• **WHAT YOU SHOULD DO**:
Everything from the opening line of the records below through the line with "const yTicks = [0, 10, 20, 30, 40];" must be duplicated exactly, pictures left out.

• **PROVIDED RECORDS**:
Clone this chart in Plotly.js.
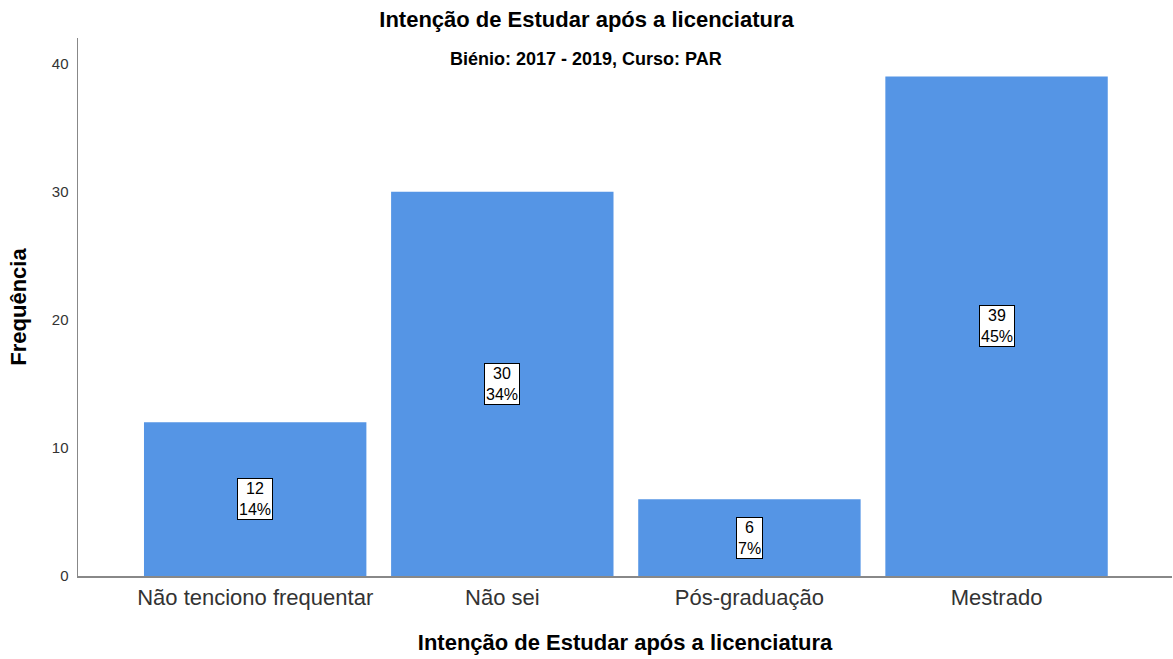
<!DOCTYPE html>
<html><head><meta charset="utf-8">
<script src="https://cdn.plot.ly/plotly-3.0.1.min.js"></script>
<style>html,body{margin:0;padding:0;background:#fff}#chart{width:1173px;height:659px}</style>
</head><body><div id="chart"></div>
<script>
const categories = ["Não tenciono frequentar", "Não sei", "Pós-graduação", "Mestrado"];
const counts = [12, 30, 6, 39];
const percentLabels = ["14%", "34%", "7%", "45%"];
const yTicks = [0, 10, 20, 30, 40];

const font = "Liberation Sans, Arial, sans-serif";
const annotations = categories.map((c, i) => ({
  x: c, y: counts[i] / 2, xref: 'x', yref: 'y',
  text: counts[i] + '<br>' + percentLabels[i],
  showarrow: false, bgcolor: '#ffffff', bordercolor: '#000000', borderwidth: 1, borderpad: 1,
  font: {family: font, size: 16, color: '#000'}
}));
annotations.push({
  text: '<b>Biénio: 2017 - 2019, Curso: PAR</b>', xref: 'paper', yref: 'paper',
  x: (586 - 78) / 1094, y: (576 - 59) / 538, xanchor: 'center', yanchor: 'middle',
  showarrow: false, font: {family: font, size: 18, color: '#000'}
});

Plotly.newPlot('chart', [{
  type: 'bar', x: categories, y: counts, width: 0.9,
  marker: {color: '#5595e5', line: {width: 0}}, hoverinfo: 'none'
}], {
  width: 1173, height: 659,
  margin: {l: 78, r: 1, t: 38, b: 83},
  paper_bgcolor: '#fff', plot_bgcolor: '#fff',
  showlegend: false,
  title: {text: '<b>Intenção de Estudar após a licenciatura</b>', x: 0.5, xref: 'container',
    y: 1 - 19 / 659, yref: 'container', yanchor: 'middle',
    font: {family: font, size: 22, color: '#000'}},
  xaxis: {
    range: [-0.717, 3.71], showgrid: false, zeroline: false,
    showline: true, linecolor: '#888', linewidth: 1.5,
    ticks: 'outside', ticklen: 1, tickcolor: 'rgba(0,0,0,0)',
    tickfont: {family: font, size: 22, color: '#333'},
    title: {text: '<b>Intenção de Estudar após a licenciatura</b>', standoff: 25,
      font: {family: font, size: 22, color: '#000'}}
  },
  yaxis: {
    range: [0, 42], tickvals: yTicks, showgrid: false, zeroline: false,
    showline: true, linecolor: '#888', linewidth: 1.5,
    ticks: 'outside', ticklen: 5, tickcolor: 'rgba(0,0,0,0)',
    tickfont: {family: font, size: 15, color: '#333'},
    title: {text: '<b>Frequência</b>', standoff: 19,
      font: {family: font, size: 22, color: '#000'}}
  },
  annotations: annotations
}, {displayModeBar: false, staticPlot: true});
</script></body></html>
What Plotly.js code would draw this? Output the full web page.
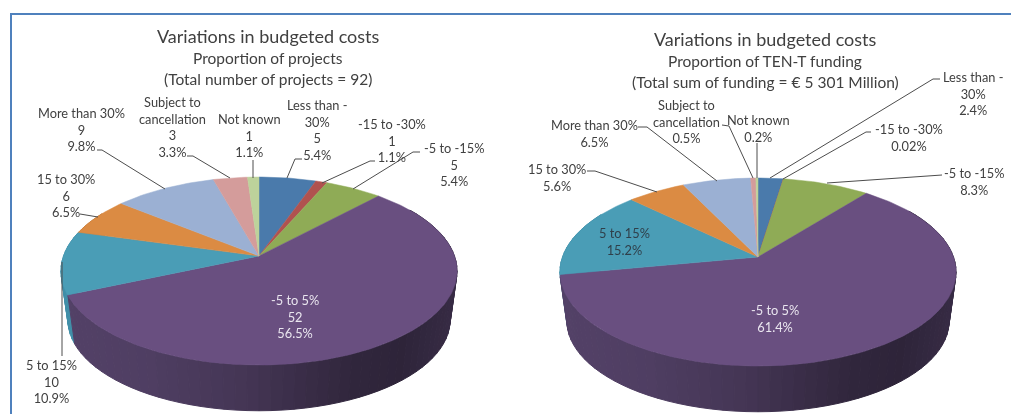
<!DOCTYPE html>
<html><head><meta charset="utf-8">
<script src="https://cdn.plot.ly/plotly-3.0.1.min.js"></script>
<style>html,body{margin:0;padding:0;background:#fff;overflow:hidden}#c{width:1011px;height:414px;filter:blur(0.45px)}</style>
</head><body><div id="c"></div>
<script>
// ---- data ----
const categories = ["Less than -30%","-15 to -30%","-5 to -15%","-5 to 5%","5 to 15%","15 to 30%","More than 30%","Subject to cancellation","Not known"];
const projectCounts = [5,1,5,52,10,6,9,3,1];
const projectShares = ["5.4%","1.1%","5.4%","56.5%","10.9%","6.5%","9.8%","3.3%","1.1%"];
const fundingValues = [2.4,0.02,8.3,61.4,15.2,5.6,6.5,0.5,0.2];
const fundingShares = ["2.4%","0.02%","8.3%","61.4%","15.2%","5.6%","6.5%","0.5%","0.2%"];
const labelNames = ["Less than -<br>30%","-15 to -30%","-5 to -15%","-5 to 5%","5 to 15%","15 to 30%","More than 30%","Subject to<br>cancellation","Not known"];
const sliceColors = ["#4a7aab","#b0524f","#8fab56","#694f80","#4a9db6","#db8b43","#9bb0d3","#d49c9b","#bdd29b"];
const wallColors = ["#3a6088","#8c403e","#71884a","#4a3a5c","#3a8096","#ae6e34","#7b8ca8","#a87c7b","#96a77b"];

// ---- placement (pixel-scaled axes) ----
const leftPie = {cx:259, cy:256};
const rightPie = {cx:758, cy:257};
const leftLabelPos = [[317,130],[392,140],[454,164],[295,316],[51,381],[66,195],[81,129],[172,127],[249,135]];
const rightLabelPos = [[973,93],[909,137],[974,181],[775,318],[624,241],[557,177],[594,133],[686,121],[758,128]];
const leftLeaders = [
 [[302,159],[295,159],[287,178]],[[375,161],[370,161],[322,183]],[[420,152],[413,152],[353,189]],
 [[62,262],[62,356]],[[80,214],[88,215],[98,217]],[[97,150],[102,150],[165,189]],
 [[187,156],[193,156],[230,178]],[[253,160],[253,178]]];
const rightLeaders = [
 [[940,79],[933,79],[770,178]],[[871,132],[866,132],[783,179]],[[942,175],[827,183]],
 [[587,171],[595,171],[657,192]],[[638,127],[647,127],[717,181]],
 [[722,125],[729,126],[753,178]],[[757,143],[757,178]]];
const K=0.16, A=195.5, B=91.6, WALL_SCALE=0.965, WALL_DROP=49, ELL_OFFSET=15;

function rim(p,deg){
  const t=deg*Math.PI/180, X=Math.sin(t), Y=Math.cos(t), w=1+K*Y;
  return [p.cx+A*X/w, p.cy-B*Y/w];
}
function low(p,q){
  return [p.cx+WALL_SCALE*(q[0]-p.cx), p.cy+ELL_OFFSET+WALL_DROP+WALL_SCALE*(q[1]-p.cy-ELL_OFFSET)];
}
const hex=c=>[1,3,5].map(i=>parseInt(c.substr(i,2),16));
const wallStops=[[0,1.12],[0.2,1.07],[0.45,0.92],[0.72,0.66],[0.85,0.62],[1,0.74]];
function shade(c,f){ // darkens toward the right side of the wall
  let a=wallStops[0],b=wallStops[wallStops.length-1];
  for(let i=0;i<wallStops.length-1;i++) if(f>=wallStops[i][0]&&f<=wallStops[i+1][0]){a=wallStops[i];b=wallStops[i+1];break;}
  const m=a[1]+(b[1]-a[1])*(f-a[0])/(b[0]-a[0]||1);
  const r=hex(c).map(v=>Math.min(255,Math.round(v*m)));
  return `rgb(${r.join(",")})`;
}
const traces=[];
function drawPie(p,vals){
  const tot=vals.reduce((s,v)=>s+v,0);
  let edges=[0]; vals.forEach(v=>edges.push(edges[edges.length-1]+v/tot*360));
  const sliceAt=d=>{for(let i=0;i<vals.length;i++) if(d<edges[i+1]) return i; return vals.length-1;};
  // wall
  const step=3;
  for(let d=300;d>=60;d-=step){
    const q1=rim(p,d),q2=rim(p,d-step),l1=low(p,q1),l2=low(p,q2);
    const f=(q1[0]-(p.cx-198))/396;
    const col=shade(wallColors[sliceAt(d-step/2)],f);
    traces.push({type:"scatter",mode:"lines",x:[q1[0],q2[0],l2[0],l1[0],q1[0]],y:[q1[1],q2[1],l2[1],l1[1],q1[1]],
      fill:"toself",fillcolor:col,line:{color:col,width:1},hoverinfo:"skip",showlegend:false});
  }
  // top face
  vals.forEach((v,i)=>{
    const xs=[p.cx],ys=[p.cy];
    const n=Math.max(2,Math.ceil(edges[i+1]-edges[i]));
    for(let k=0;k<=n;k++){const q=rim(p,edges[i]+(edges[i+1]-edges[i])*k/n);xs.push(q[0]);ys.push(q[1]);}
    xs.push(p.cx);ys.push(p.cy);
    traces.push({type:"scatter",mode:"lines",x:xs,y:ys,fill:"toself",fillcolor:sliceColors[i],
      line:{color:sliceColors[i],width:0.5},name:categories[i],hoverinfo:"skip",showlegend:false});
  });
}
drawPie(leftPie,projectCounts);
drawPie(rightPie,fundingValues);
leftLeaders.concat(rightLeaders).forEach(l=>{
  traces.push({type:"scatter",mode:"lines",x:l.map(q=>q[0]),y:l.map(q=>q[1]),line:{color:"#4d4d4d",width:1},hoverinfo:"skip",showlegend:false});
});

const FONT="Lato, 'Open Sans', sans-serif";
const ann=[];
function note(x,y,text,size,color){ann.push({x,y,xref:"x",yref:"y",text,showarrow:false,xanchor:"center",yanchor:"middle",align:"center",
  font:{family:FONT,size:size,color:color}});}
categories.forEach((c,i)=>{
  const col=i===3?"#eae6ef":(i===4?"#2f3f4a":"#404040");
  note(leftLabelPos[i][0],leftLabelPos[i][1],labelNames[i]+"<br>"+projectCounts[i]+"<br>"+projectShares[i],12.8,i===4?"#404040":col);
  note(rightLabelPos[i][0],rightLabelPos[i][1],labelNames[i]+"<br>"+fundingShares[i],12.8,col);
});
note(268,36,"Variations in budgeted costs",18,"#404040");
note(268,58,"Proportion of projects",15.5,"#404040");
note(268,79,"(Total number of projects = 92)",15.5,"#404040");
note(765,39,"Variations in budgeted costs",18,"#404040");
note(765,61,"Proportion of TEN-T funding",15.5,"#404040");
note(765,82,"(Total sum of funding = € 5 301 Million)",15.5,"#404040");

const layout={width:1011,height:414,margin:{l:0,r:0,t:0,b:0},paper_bgcolor:"#fff",plot_bgcolor:"#fff",showlegend:false,
  xaxis:{range:[0,1011],visible:false,fixedrange:true},yaxis:{range:[414,0],visible:false,fixedrange:true},
  annotations:ann,
  shapes:[{type:"line",xref:"x",yref:"y",x0:11,x1:11,y0:14,y1:414,line:{color:"#4f81bd",width:2}},
          {type:"line",xref:"x",yref:"y",x0:10,x1:1011,y0:14,y1:14,line:{color:"#4f81bd",width:2}}]};
Plotly.newPlot("c",traces,layout,{displayModeBar:false,staticPlot:true});
</script></body></html>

• **SOLVED EXERCISE**:
Clone this chart in Plotly.js.
<!DOCTYPE html>
<html><head><meta charset="utf-8">
<script src="https://cdn.plot.ly/plotly-3.0.1.min.js"></script>
<style>html,body{margin:0;padding:0;background:#fff}#chart{width:1173px;height:659px}</style>
</head><body><div id="chart"></div>
<script>
const categories = ["Não tenciono frequentar", "Não sei", "Pós-graduação", "Mestrado"];
const counts = [12, 30, 6, 39];
const percentLabels = ["14%", "34%", "7%", "45%"];
const yTicks = [0, 10, 20, 30, 40];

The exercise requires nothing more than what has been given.